▶ OBJECTIVE:
Quote the data exactly, first line to the line containing "return 1 - py / H", with no pictures.

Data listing
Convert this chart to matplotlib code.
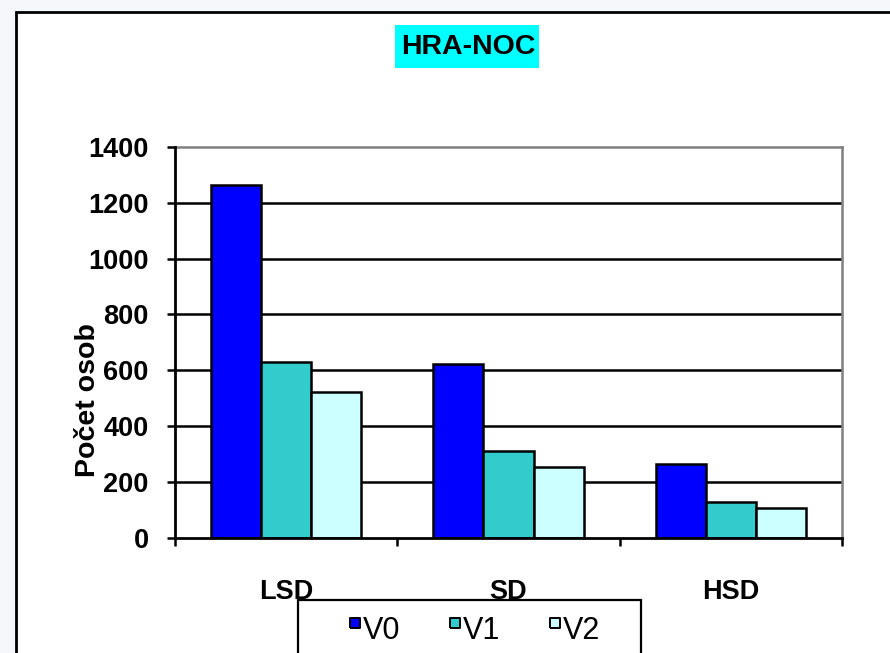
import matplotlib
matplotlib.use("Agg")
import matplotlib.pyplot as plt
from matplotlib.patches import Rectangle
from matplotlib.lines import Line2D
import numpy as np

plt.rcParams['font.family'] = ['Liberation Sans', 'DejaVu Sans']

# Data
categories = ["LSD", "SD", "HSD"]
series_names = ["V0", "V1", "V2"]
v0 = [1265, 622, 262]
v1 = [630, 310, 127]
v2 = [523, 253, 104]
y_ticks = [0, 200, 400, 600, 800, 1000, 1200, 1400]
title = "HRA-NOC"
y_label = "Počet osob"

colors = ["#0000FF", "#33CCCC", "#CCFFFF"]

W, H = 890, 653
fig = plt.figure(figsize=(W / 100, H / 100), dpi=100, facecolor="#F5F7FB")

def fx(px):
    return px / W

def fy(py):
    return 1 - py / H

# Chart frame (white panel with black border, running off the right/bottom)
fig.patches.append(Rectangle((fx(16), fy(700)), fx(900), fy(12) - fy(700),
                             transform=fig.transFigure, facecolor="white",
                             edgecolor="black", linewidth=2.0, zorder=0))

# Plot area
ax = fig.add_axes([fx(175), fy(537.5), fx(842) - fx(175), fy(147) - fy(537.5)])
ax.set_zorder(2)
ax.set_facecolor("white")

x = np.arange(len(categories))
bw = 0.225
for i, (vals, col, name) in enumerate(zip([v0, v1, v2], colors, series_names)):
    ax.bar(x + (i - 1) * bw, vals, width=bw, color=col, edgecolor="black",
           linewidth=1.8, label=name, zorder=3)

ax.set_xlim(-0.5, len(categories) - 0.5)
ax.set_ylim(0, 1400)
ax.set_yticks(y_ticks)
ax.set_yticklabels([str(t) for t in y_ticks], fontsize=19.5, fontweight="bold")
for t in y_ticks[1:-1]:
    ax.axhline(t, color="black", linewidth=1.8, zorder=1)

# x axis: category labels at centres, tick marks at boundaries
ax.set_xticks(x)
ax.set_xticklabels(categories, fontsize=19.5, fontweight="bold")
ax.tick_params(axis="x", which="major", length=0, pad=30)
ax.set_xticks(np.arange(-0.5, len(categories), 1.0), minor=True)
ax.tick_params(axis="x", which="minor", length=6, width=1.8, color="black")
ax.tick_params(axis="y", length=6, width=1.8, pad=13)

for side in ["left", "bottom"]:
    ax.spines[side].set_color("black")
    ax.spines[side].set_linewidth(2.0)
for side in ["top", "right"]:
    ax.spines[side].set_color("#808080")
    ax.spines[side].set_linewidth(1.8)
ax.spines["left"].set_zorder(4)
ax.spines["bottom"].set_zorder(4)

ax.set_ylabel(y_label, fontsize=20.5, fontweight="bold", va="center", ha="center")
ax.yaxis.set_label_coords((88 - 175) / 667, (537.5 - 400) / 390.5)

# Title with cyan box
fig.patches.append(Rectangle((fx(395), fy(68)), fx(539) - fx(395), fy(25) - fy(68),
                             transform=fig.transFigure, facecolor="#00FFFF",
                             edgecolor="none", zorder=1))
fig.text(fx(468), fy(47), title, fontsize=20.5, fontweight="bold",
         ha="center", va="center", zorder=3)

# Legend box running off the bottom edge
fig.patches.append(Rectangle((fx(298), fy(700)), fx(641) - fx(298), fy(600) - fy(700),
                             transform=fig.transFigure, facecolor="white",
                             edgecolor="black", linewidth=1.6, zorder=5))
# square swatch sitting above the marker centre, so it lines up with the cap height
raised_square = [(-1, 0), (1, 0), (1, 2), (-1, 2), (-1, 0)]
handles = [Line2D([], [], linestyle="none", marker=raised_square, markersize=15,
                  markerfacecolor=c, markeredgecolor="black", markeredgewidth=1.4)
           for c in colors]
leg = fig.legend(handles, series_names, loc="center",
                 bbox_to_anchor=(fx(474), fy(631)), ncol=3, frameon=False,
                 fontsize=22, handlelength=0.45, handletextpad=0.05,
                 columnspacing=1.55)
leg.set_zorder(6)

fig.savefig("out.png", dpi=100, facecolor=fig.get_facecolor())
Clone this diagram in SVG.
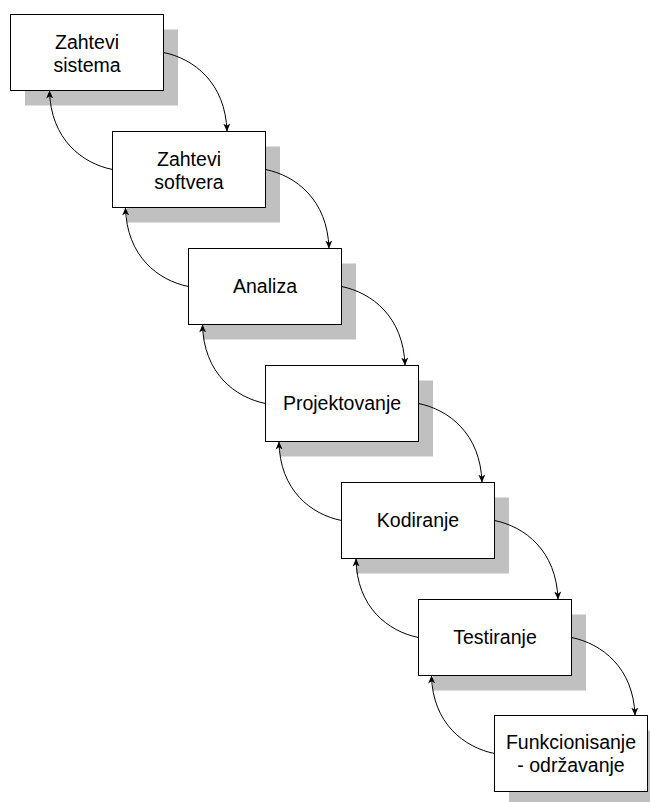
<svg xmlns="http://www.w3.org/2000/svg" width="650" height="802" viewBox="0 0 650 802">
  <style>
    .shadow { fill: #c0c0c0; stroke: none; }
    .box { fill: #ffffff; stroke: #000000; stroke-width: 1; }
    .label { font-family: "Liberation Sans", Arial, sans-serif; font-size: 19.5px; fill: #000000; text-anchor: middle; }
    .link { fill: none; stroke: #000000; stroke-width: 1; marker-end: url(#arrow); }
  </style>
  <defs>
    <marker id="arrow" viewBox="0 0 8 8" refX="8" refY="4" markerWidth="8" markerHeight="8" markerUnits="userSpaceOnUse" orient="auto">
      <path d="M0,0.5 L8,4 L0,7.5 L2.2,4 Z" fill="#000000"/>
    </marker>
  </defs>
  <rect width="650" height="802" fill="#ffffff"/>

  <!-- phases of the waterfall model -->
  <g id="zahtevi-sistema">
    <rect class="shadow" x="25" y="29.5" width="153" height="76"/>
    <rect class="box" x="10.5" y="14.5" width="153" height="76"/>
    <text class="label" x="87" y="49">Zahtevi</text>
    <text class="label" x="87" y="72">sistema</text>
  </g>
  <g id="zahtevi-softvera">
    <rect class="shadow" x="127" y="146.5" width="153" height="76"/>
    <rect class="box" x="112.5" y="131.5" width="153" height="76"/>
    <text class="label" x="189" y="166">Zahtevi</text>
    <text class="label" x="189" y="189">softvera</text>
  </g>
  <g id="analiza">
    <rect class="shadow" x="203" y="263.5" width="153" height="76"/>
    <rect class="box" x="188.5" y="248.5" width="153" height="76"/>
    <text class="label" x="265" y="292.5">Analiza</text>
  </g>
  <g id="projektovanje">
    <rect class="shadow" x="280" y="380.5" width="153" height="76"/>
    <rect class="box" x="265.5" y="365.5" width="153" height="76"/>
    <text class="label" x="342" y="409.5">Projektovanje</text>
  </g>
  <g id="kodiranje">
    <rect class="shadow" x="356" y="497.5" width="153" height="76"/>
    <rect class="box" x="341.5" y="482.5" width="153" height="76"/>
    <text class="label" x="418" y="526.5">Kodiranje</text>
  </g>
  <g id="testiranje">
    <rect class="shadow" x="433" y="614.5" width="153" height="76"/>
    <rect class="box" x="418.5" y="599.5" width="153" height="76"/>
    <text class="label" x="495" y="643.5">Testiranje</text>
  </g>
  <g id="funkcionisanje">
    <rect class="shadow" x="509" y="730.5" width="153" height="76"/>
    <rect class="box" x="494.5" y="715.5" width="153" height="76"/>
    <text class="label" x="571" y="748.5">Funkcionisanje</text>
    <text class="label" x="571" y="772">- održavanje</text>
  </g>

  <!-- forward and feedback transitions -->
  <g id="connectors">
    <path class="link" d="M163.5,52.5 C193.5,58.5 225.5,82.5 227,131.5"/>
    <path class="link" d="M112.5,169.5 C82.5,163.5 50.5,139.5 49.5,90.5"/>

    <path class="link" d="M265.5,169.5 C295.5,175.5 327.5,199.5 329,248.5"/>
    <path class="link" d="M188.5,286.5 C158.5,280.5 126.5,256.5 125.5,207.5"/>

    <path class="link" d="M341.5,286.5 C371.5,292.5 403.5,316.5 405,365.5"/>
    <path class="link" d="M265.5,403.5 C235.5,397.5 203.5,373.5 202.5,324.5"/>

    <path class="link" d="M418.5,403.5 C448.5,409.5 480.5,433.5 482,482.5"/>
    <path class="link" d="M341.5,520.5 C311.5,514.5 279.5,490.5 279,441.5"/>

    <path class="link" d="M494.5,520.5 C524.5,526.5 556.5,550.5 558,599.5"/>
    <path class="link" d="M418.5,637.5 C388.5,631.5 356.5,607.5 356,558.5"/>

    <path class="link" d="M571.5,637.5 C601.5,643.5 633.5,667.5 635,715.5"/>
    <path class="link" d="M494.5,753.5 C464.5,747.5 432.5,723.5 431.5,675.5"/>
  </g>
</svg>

▶ IN RESPONSE:
Convert this chart to matplotlib code.
import matplotlib
matplotlib.use("Agg")
import matplotlib.pyplot as plt
from matplotlib.patches import Rectangle
from matplotlib.lines import Line2D
import numpy as np

plt.rcParams['font.family'] = ['Liberation Sans', 'DejaVu Sans']

# Data
categories = ["LSD", "SD", "HSD"]
series_names = ["V0", "V1", "V2"]
v0 = [1265, 622, 262]
v1 = [630, 310, 127]
v2 = [523, 253, 104]
y_ticks = [0, 200, 400, 600, 800, 1000, 1200, 1400]
title = "HRA-NOC"
y_label = "Počet osob"

colors = ["#0000FF", "#33CCCC", "#CCFFFF"]

W, H = 890, 653
fig = plt.figure(figsize=(W / 100, H / 100), dpi=100, facecolor="#F5F7FB")

def fx(px):
    return px / W

def fy(py):
    return 1 - py / H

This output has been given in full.